Chaganti, Seeta. "Juxtaposing Chaucer." Throughlines. www.throughlines.org/suite-content/juxtaposing-chaucer [Date accessed].
The "untimely juxtaposition" method places Chaucer's texts next to modern artifacts like film, visual art, and contemporary literature to open new avenues of exploration and discussion with students. This practice intends to lead towards liberatory insights and a complex interrogation of the social issues of our present moment. Sometimes this happens through something Chaucer's text says, and sometimes it happens in spite of it.
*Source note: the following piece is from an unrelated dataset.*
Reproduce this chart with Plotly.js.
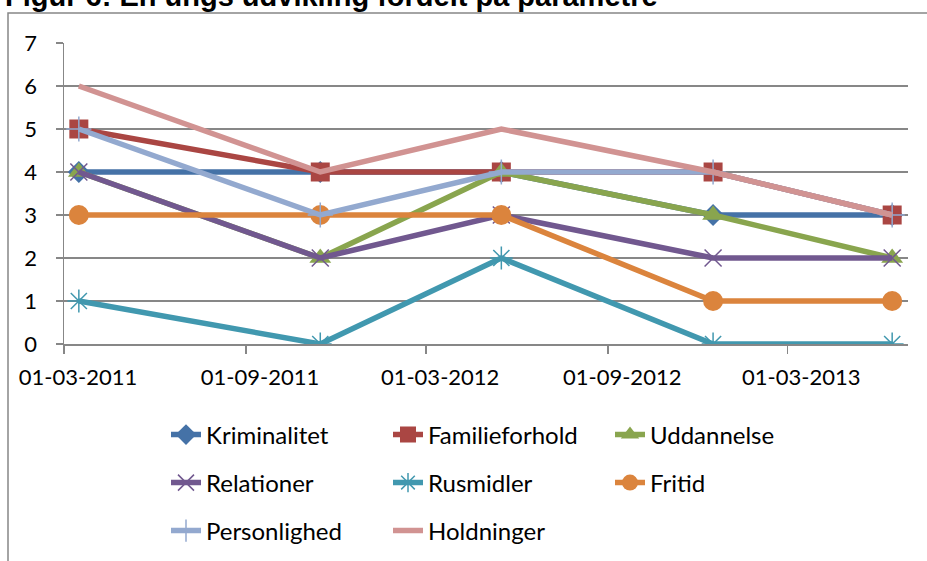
<!DOCTYPE html>
<html>
<head>
<meta charset="utf-8">
<script src="https://cdn.plot.ly/plotly-3.0.1.min.js"></script>
<style>
  html, body { margin: 0; padding: 0; background: #fff; }
  #plot { width: 927px; height: 561px; }
</style>
</head>
<body>
<div id="plot"></div>
<script>
const dates = ['2011-03-16', '2011-11-15', '2012-05-16', '2012-12-16', '2013-06-15'];

const kriminalitet = [4, 4, 4, 3, 3];
const familieforhold = [5, 4, 4, 4, 3];
const uddannelse = [4, 2, 4, 3, 2];
const relationer = [4, 2, 3, 2, 2];
const rusmidler = [1, 0, 2, 0, 0];
const fritid = [3, 3, 3, 1, 1];
const personlighed = [5, 3, 4, 4, 3];
const holdninger = [6, 4, 5, 4, 3];

const tickDates = ['2011-03-01', '2011-09-01', '2012-03-01', '2012-09-01', '2013-03-01'];
const tickLabels = ['01-03-2011', '01-09-2011', '01-03-2012', '01-09-2012', '01-03-2013'];

const FONT = 'Lato, "Open Sans", sans-serif';
const GRID = '#878787';

function series(name, y, color, symbol, size, legend, open) {
    const t = {
        x: dates, y: y, name: name, type: 'scatter',
        mode: symbol ? 'lines+markers' : 'lines',
        line: {color: color, width: 5.5},
        legend: legend,
        hoverinfo: 'x+y+name'
    };
    if (symbol) {
        t.marker = open
            ? {symbol: symbol, size: size, color: color, line: {color: color, width: 1.5}}
            : {symbol: symbol, size: size, color: color, line: {width: 0}};
    }
    return t;
}

const data = [
    series('Kriminalitet', kriminalitet, '#4572A7', 'diamond', 17, 'legend'),
    series('Familieforhold', familieforhold, '#AA4643', 'square', 19, 'legend2'),
    series('Uddannelse', uddannelse, '#89A54E', 'triangle-up', 19, 'legend3'),
    series('Relationer', relationer, '#71588F', 'x-thin-open', 17, 'legend4', true),
    series('Rusmidler', rusmidler, '#4198AF', 'asterisk-open', 19, 'legend5', true),
    series('Fritid', fritid, '#DB843D', 'circle', 20, 'legend6'),
    series('Personlighed', personlighed, '#93A9CF', 'cross-thin-open', 18, 'legend7', true),
    series('Holdninger', holdninger, '#D19392', null, 0, 'legend8')
];

// px -> paper helpers (plot area 64..908 x, 43..344 y)
const px = v => (v - 64) / 844;
const py = v => (344 - v) / 301;

// one legend box per entry, placed by pixel (text left edge, row centre)
function legendAt(textX, rowY) {
    return {
        orientation: 'v', x: px(textX - 40), xanchor: 'left',
        y: py(rowY), yanchor: 'middle',
        font: {family: FONT, size: 24, color: '#000'},
        bgcolor: 'rgba(0,0,0,0)', borderwidth: 0
    };
}

const layout = {
    width: 927, height: 561,
    margin: {l: 64, r: 19, t: 43, b: 217, autoexpand: false},
    paper_bgcolor: '#fff', plot_bgcolor: '#fff',
    font: {family: FONT, size: 22, color: '#000'},
    showlegend: true,
    legend: legendAt(206, 435),
    legend2: legendAt(428, 435),
    legend3: legendAt(650, 435),
    legend4: legendAt(206, 483),
    legend5: legendAt(428, 483),
    legend6: legendAt(650, 483),
    legend7: legendAt(206, 531),
    legend8: legendAt(428, 531),
    xaxis: {
        type: 'date',
        range: ['2011-03-01', '2013-07-01'],
        tickvals: tickDates, ticktext: tickLabels,
        showgrid: false, zeroline: false,
        showline: true, linecolor: GRID, linewidth: 1.5,
        ticks: 'outside', ticklen: 8, tickwidth: 1.5, tickcolor: GRID,
        ticklabelstandoff: 5, ticklabelshift: 14,
        tickfont: {family: FONT, size: 22, color: '#000'}
    },
    yaxis: {
        range: [0, 7], dtick: 1,
        showgrid: true, gridcolor: GRID, gridwidth: 1.5,
        zeroline: false,
        showline: true, linecolor: GRID, linewidth: 1.5,
        ticks: 'outside', ticklen: 7, tickwidth: 1.5, tickcolor: GRID,
        ticklabelstandoff: 14,
        tickfont: {family: FONT, size: 22, color: '#000'}
    },
    shapes: [{
        type: 'rect', xref: 'paper', yref: 'paper',
        x0: px(8), x1: px(990), y0: py(640), y1: py(13),
        line: {color: GRID, width: 1.5}, fillcolor: 'rgba(0,0,0,0)', layer: 'below'
    }],
    annotations: [{
        text: '<b>Figur 6: En ungs udvikling fordelt på parametre</b>',
        xref: 'paper', yref: 'paper',
        x: px(4), xanchor: 'left',
        y: py(13), yanchor: 'bottom',
        showarrow: false, borderpad: 0,
        font: {family: '"Liberation Sans", Arial, sans-serif', size: 29, color: '#000'}
    }]
};

Plotly.newPlot('plot', data, layout, {displayModeBar: false, staticPlot: true});
</script>
</body>
</html>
The practice is dictated much less by Chaucer's own social identity, or authorial intention, than it is by a dynamic formalism that moves across time. In Throughlines there are three demonstrations of how Seeta Chaganti employs the "untimely juxtaposition": using “Merciless Beauty” to think through the carceral system and abolitionist frameworks, and House of Fame to talk about influence, colonization, and the memorialization of the past.
Further learning
"Merciless Beauty" and carceral justice
“Merciless Beauty” is a poem written in a late 14th-century English that may or may not be Chaucer’s but is highly comparable to Chaucer’s usage. Reading the poem alongside the film The Prison in 12 Landscapes, students are asked to make connections between the poem and the film and their formal examinations of time, incarceration, and repetition.